What is being asked:
Quote the listing below in its entirety, omitting every image.

Given information:
· · · · · · ·
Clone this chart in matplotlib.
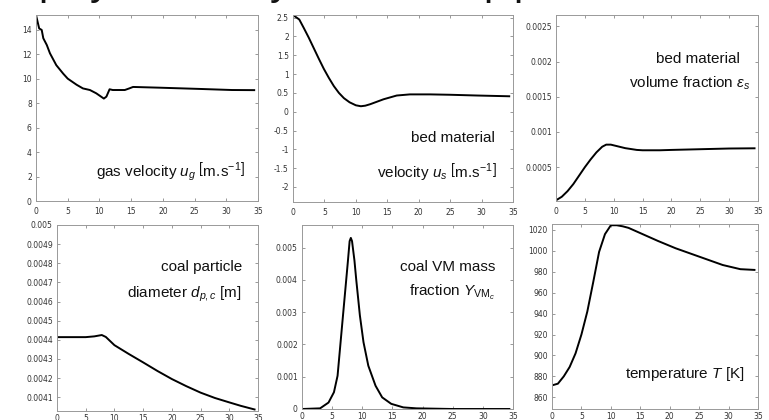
import matplotlib
matplotlib.use("Agg")
import matplotlib.pyplot as plt
from matplotlib.ticker import FormatStrFormatter, MultipleLocator

plt.rcParams.update({
    "font.family": "DejaVu Sans",
    "axes.unicode_minus": False,
    "mathtext.fontset": "custom",
    "mathtext.rm": "Liberation Sans",
    "mathtext.it": "Liberation Sans:italic",
    "mathtext.bf": "Liberation Sans:bold",
})

# gas velocity u_g [m/s]
ug_x = [0, 0.5, 0.9, 1.15, 1.7, 2.2, 3.2, 4.3, 5.0, 6.4, 7.4, 8.5, 9.5,
        10.7, 11.1, 11.6, 12.1, 14.0, 14.7, 15.3, 19.5, 25.7, 30.9, 34.4]
ug_y = [15.2, 14.1, 13.98, 13.3, 12.75, 12.07, 11.1, 10.4, 10.0, 9.5, 9.2,
        9.07, 8.8, 8.37, 8.53, 9.13, 9.07, 9.07, 9.2, 9.32, 9.26, 9.16, 9.07, 9.06]

# bed material velocity u_s [m/s]
us_x = [0, 1, 1.7, 2.5, 3.3, 4.1, 4.9, 5.7, 6.5, 7.3, 8.1, 9.0, 10.0, 10.8,
        11.5, 12.3, 14.4, 16.5, 18.6, 21.8, 25.0, 29.3, 34.4]
us_y = [2.57, 2.45, 2.23, 1.97, 1.69, 1.41, 1.14, 0.9, 0.68, 0.5, 0.36,
        0.25, 0.17, 0.145, 0.16, 0.2, 0.33, 0.43, 0.46, 0.46, 0.45, 0.43, 0.41]

# bed material volume fraction eps_s
eps_x = [0, 1, 2, 3, 4, 5, 6, 7, 8, 8.7, 9.5, 10.5, 12, 14, 15, 18, 20,
         25, 30, 34.4]
eps_y = [0.00003, 0.00008, 0.00016, 0.00026, 0.00038, 0.0005, 0.00061,
         0.00071, 0.00079, 0.00082, 0.00082, 0.0008, 0.00077, 0.000745,
         0.00074, 0.00074, 0.000745, 0.000755, 0.000765, 0.000768]

# coal particle diameter d_pc [m]
dp_x = [0, 5, 6.5, 7.8, 8.5, 10, 12.5, 15, 17.5, 20, 22.5, 25, 27.5, 30,
        32, 34.4]
dp_y = [0.004414, 0.004414, 0.004418, 0.004425, 0.004415, 0.004372,
        0.004326, 0.004282, 0.004237, 0.004195, 0.004158, 0.004124,
        0.004096, 0.004073, 0.004055, 0.004036]

# coal volatile matter mass fraction Y_VMc
yvm_x = [0, 3.0, 4.4, 5.3, 5.9, 6.4, 7.0, 7.6, 7.9, 8.1, 8.3, 8.7, 9.0,
         9.6, 10.2, 11.0, 12.2, 13.3, 14.8, 16.8, 19.0, 25, 34.4]
yvm_y = [0, 0.00002, 0.0002, 0.00052, 0.00103, 0.00207, 0.00331, 0.00455,
         0.0052, 0.0053, 0.0052, 0.0046, 0.0040, 0.0029, 0.00207, 0.00134,
         0.00072, 0.00036, 0.00016, 0.00005, 0.00002, 0.0, 0.0]

# temperature T [K]
temp_x = [0, 1, 2, 3, 4, 5, 6, 7, 8, 9, 10, 11, 12, 13, 15, 18, 21, 25,
          29, 32, 34.4]
temp_y = [871.4, 873, 880, 889, 902, 920, 942, 970, 999, 1016, 1024.5,
          1024.5, 1023.5, 1022, 1017, 1009.5, 1002.5, 994.5, 986.5, 982.5,
          981.8]

W, H = 769, 420
fig = plt.figure(figsize=(W / 100, H / 100), dpi=100)


def px_axes(left, top, right, bottom):
    return fig.add_axes([left / W, 1 - bottom / H,
                         (right - left) / W, (bottom - top) / H])


def style(ax, ylim, ystep, xpad):
    ax.set_xlim(0, 35)
    ax.set_ylim(*ylim)
    ax.xaxis.set_major_locator(MultipleLocator(5))
    ax.yaxis.set_major_locator(MultipleLocator(ystep))
    ax.yaxis.set_major_formatter(FormatStrFormatter("%g"))
    ax.tick_params(direction="in", length=2.5, width=0.6, color="#888888",
                   labelsize=5.5, labelcolor="#333333", top=True, right=True,
                   pad=3)
    ax.tick_params(axis="x", pad=xpad)
    for s in ax.spines.values():
        s.set_color("#999999")
        s.set_linewidth(0.7)


def label(ax, x, y, s):
    ax.text(x, y, s, transform=ax.transAxes, ha="right", va="baseline",
            fontsize=11, family="Liberation Sans", color="#111111")


line = dict(color="black", lw=1.4)
unit = r"$\left[\mathrm{m.}\!\mathrm{s}^{-1}\right]$"

ax1 = px_axes(36, 15, 258, 201)
ax1.plot(ug_x, ug_y, **line)
style(ax1, (0, 15.2), 2, 4)
label(ax1, 0.941, 0.129, r"gas velocity $u_g$ " + unit)

ax2 = px_axes(293, 15, 513, 202)
ax2.plot(us_x, us_y, **line)
style(ax2, (-2.4, 2.57), 0.5, 4)
label(ax2, 0.918, 0.322, "bed material")
label(ax2, 0.926, 0.135, r"velocity $u_s$ " + unit)

ax3 = px_axes(556, 15, 758, 201)
ax3.plot(eps_x, eps_y, **line)
style(ax3, (0.00002, 0.00266), 0.0005, 4)
label(ax3, 0.911, 0.74, "bed material")
label(ax3, 0.964, 0.612, r"volume fraction $\varepsilon_s$")

ax4 = px_axes(57, 225, 258, 411)
ax4.plot(dp_x, dp_y, **line)
style(ax4, (0.004028, 0.005), 0.0001, 2.5)
label(ax4, 0.92, 0.754, "coal particle")
label(ax4, 0.92, 0.612, r"diameter $d_{p,c}$ [m]")

ax5 = px_axes(302, 225, 513, 409)
ax5.plot(yvm_x, yvm_y, **line)
style(ax5, (0, 0.0057), 0.001, 2.5)
label(ax5, 0.915, 0.752, "coal VM mass")
label(ax5, 0.915, 0.612, r"fraction $Y_{\mathrm{VM}_c}$")

ax6 = px_axes(552, 224, 758, 409)
ax6.plot(temp_x, temp_y, **line)
style(ax6, (848.8, 1025.7), 20, 2.5)
label(ax6, 0.937, 0.168, r"temperature $T$ [K]")

# slide title cut off by the crop: only the descenders remain visible
for ch, xp in [("p", 50), ("y", 100), ("y", 280), ("p", 495), ("p", 525)]:
    fig.text(xp / W, 1 + 6 / H, ch, fontsize=30, family="Liberation Sans",
             ha="center", va="baseline", color="#111111")

fig.savefig("out.png", dpi=100)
· · · · · · ·
Answer:
Clone this chart in matplotlib.
import matplotlib
matplotlib.use("Agg")
import matplotlib.pyplot as plt
from matplotlib.ticker import FormatStrFormatter, MultipleLocator

plt.rcParams.update({
    "font.family": "DejaVu Sans",
    "axes.unicode_minus": False,
    "mathtext.fontset": "custom",
    "mathtext.rm": "Liberation Sans",
    "mathtext.it": "Liberation Sans:italic",
    "mathtext.bf": "Liberation Sans:bold",
})

# gas velocity u_g [m/s]
ug_x = [0, 0.5, 0.9, 1.15, 1.7, 2.2, 3.2, 4.3, 5.0, 6.4, 7.4, 8.5, 9.5,
        10.7, 11.1, 11.6, 12.1, 14.0, 14.7, 15.3, 19.5, 25.7, 30.9, 34.4]
ug_y = [15.2, 14.1, 13.98, 13.3, 12.75, 12.07, 11.1, 10.4, 10.0, 9.5, 9.2,
        9.07, 8.8, 8.37, 8.53, 9.13, 9.07, 9.07, 9.2, 9.32, 9.26, 9.16, 9.07, 9.06]

# bed material velocity u_s [m/s]
us_x = [0, 1, 1.7, 2.5, 3.3, 4.1, 4.9, 5.7, 6.5, 7.3, 8.1, 9.0, 10.0, 10.8,
        11.5, 12.3, 14.4, 16.5, 18.6, 21.8, 25.0, 29.3, 34.4]
us_y = [2.57, 2.45, 2.23, 1.97, 1.69, 1.41, 1.14, 0.9, 0.68, 0.5, 0.36,
        0.25, 0.17, 0.145, 0.16, 0.2, 0.33, 0.43, 0.46, 0.46, 0.45, 0.43, 0.41]

# bed material volume fraction eps_s
eps_x = [0, 1, 2, 3, 4, 5, 6, 7, 8, 8.7, 9.5, 10.5, 12, 14, 15, 18, 20,
         25, 30, 34.4]
eps_y = [0.00003, 0.00008, 0.00016, 0.00026, 0.00038, 0.0005, 0.00061,
         0.00071, 0.00079, 0.00082, 0.00082, 0.0008, 0.00077, 0.000745,
         0.00074, 0.00074, 0.000745, 0.000755, 0.000765, 0.000768]

# coal particle diameter d_pc [m]
dp_x = [0, 5, 6.5, 7.8, 8.5, 10, 12.5, 15, 17.5, 20, 22.5, 25, 27.5, 30,
        32, 34.4]
dp_y = [0.004414, 0.004414, 0.004418, 0.004425, 0.004415, 0.004372,
        0.004326, 0.004282, 0.004237, 0.004195, 0.004158, 0.004124,
        0.004096, 0.004073, 0.004055, 0.004036]

# coal volatile matter mass fraction Y_VMc
yvm_x = [0, 3.0, 4.4, 5.3, 5.9, 6.4, 7.0, 7.6, 7.9, 8.1, 8.3, 8.7, 9.0,
         9.6, 10.2, 11.0, 12.2, 13.3, 14.8, 16.8, 19.0, 25, 34.4]
yvm_y = [0, 0.00002, 0.0002, 0.00052, 0.00103, 0.00207, 0.00331, 0.00455,
         0.0052, 0.0053, 0.0052, 0.0046, 0.0040, 0.0029, 0.00207, 0.00134,
         0.00072, 0.00036, 0.00016, 0.00005, 0.00002, 0.0, 0.0]

# temperature T [K]
temp_x = [0, 1, 2, 3, 4, 5, 6, 7, 8, 9, 10, 11, 12, 13, 15, 18, 21, 25,
          29, 32, 34.4]
temp_y = [871.4, 873, 880, 889, 902, 920, 942, 970, 999, 1016, 1024.5,
          1024.5, 1023.5, 1022, 1017, 1009.5, 1002.5, 994.5, 986.5, 982.5,
          981.8]

W, H = 769, 420
fig = plt.figure(figsize=(W / 100, H / 100), dpi=100)


def px_axes(left, top, right, bottom):
    return fig.add_axes([left / W, 1 - bottom / H,
                         (right - left) / W, (bottom - top) / H])


def style(ax, ylim, ystep, xpad):
    ax.set_xlim(0, 35)
    ax.set_ylim(*ylim)
    ax.xaxis.set_major_locator(MultipleLocator(5))
    ax.yaxis.set_major_locator(MultipleLocator(ystep))
    ax.yaxis.set_major_formatter(FormatStrFormatter("%g"))
    ax.tick_params(direction="in", length=2.5, width=0.6, color="#888888",
                   labelsize=5.5, labelcolor="#333333", top=True, right=True,
                   pad=3)
    ax.tick_params(axis="x", pad=xpad)
    for s in ax.spines.values():
        s.set_color("#999999")
        s.set_linewidth(0.7)


def label(ax, x, y, s):
    ax.text(x, y, s, transform=ax.transAxes, ha="right", va="baseline",
            fontsize=11, family="Liberation Sans", color="#111111")


line = dict(color="black", lw=1.4)
unit = r"$\left[\mathrm{m.}\!\mathrm{s}^{-1}\right]$"

ax1 = px_axes(36, 15, 258, 201)
ax1.plot(ug_x, ug_y, **line)
style(ax1, (0, 15.2), 2, 4)
label(ax1, 0.941, 0.129, r"gas velocity $u_g$ " + unit)

ax2 = px_axes(293, 15, 513, 202)
ax2.plot(us_x, us_y, **line)
style(ax2, (-2.4, 2.57), 0.5, 4)
label(ax2, 0.918, 0.322, "bed material")
label(ax2, 0.926, 0.135, r"velocity $u_s$ " + unit)

ax3 = px_axes(556, 15, 758, 201)
ax3.plot(eps_x, eps_y, **line)
style(ax3, (0.00002, 0.00266), 0.0005, 4)
label(ax3, 0.911, 0.74, "bed material")
label(ax3, 0.964, 0.612, r"volume fraction $\varepsilon_s$")

ax4 = px_axes(57, 225, 258, 411)
ax4.plot(dp_x, dp_y, **line)
style(ax4, (0.004028, 0.005), 0.0001, 2.5)
label(ax4, 0.92, 0.754, "coal particle")
label(ax4, 0.92, 0.612, r"diameter $d_{p,c}$ [m]")

ax5 = px_axes(302, 225, 513, 409)
ax5.plot(yvm_x, yvm_y, **line)
style(ax5, (0, 0.0057), 0.001, 2.5)
label(ax5, 0.915, 0.752, "coal VM mass")
label(ax5, 0.915, 0.612, r"fraction $Y_{\mathrm{VM}_c}$")

ax6 = px_axes(552, 224, 758, 409)
ax6.plot(temp_x, temp_y, **line)
style(ax6, (848.8, 1025.7), 20, 2.5)
label(ax6, 0.937, 0.168, r"temperature $T$ [K]")

# slide title cut off by the crop: only the descenders remain visible
for ch, xp in [("p", 50), ("y", 100), ("y", 280), ("p", 495), ("p", 525)]:
    fig.text(xp / W, 1 + 6 / H, ch, fontsize=30, family="Liberation Sans",
             ha="center", va="baseline", color="#111111")

fig.savefig("out.png", dpi=100)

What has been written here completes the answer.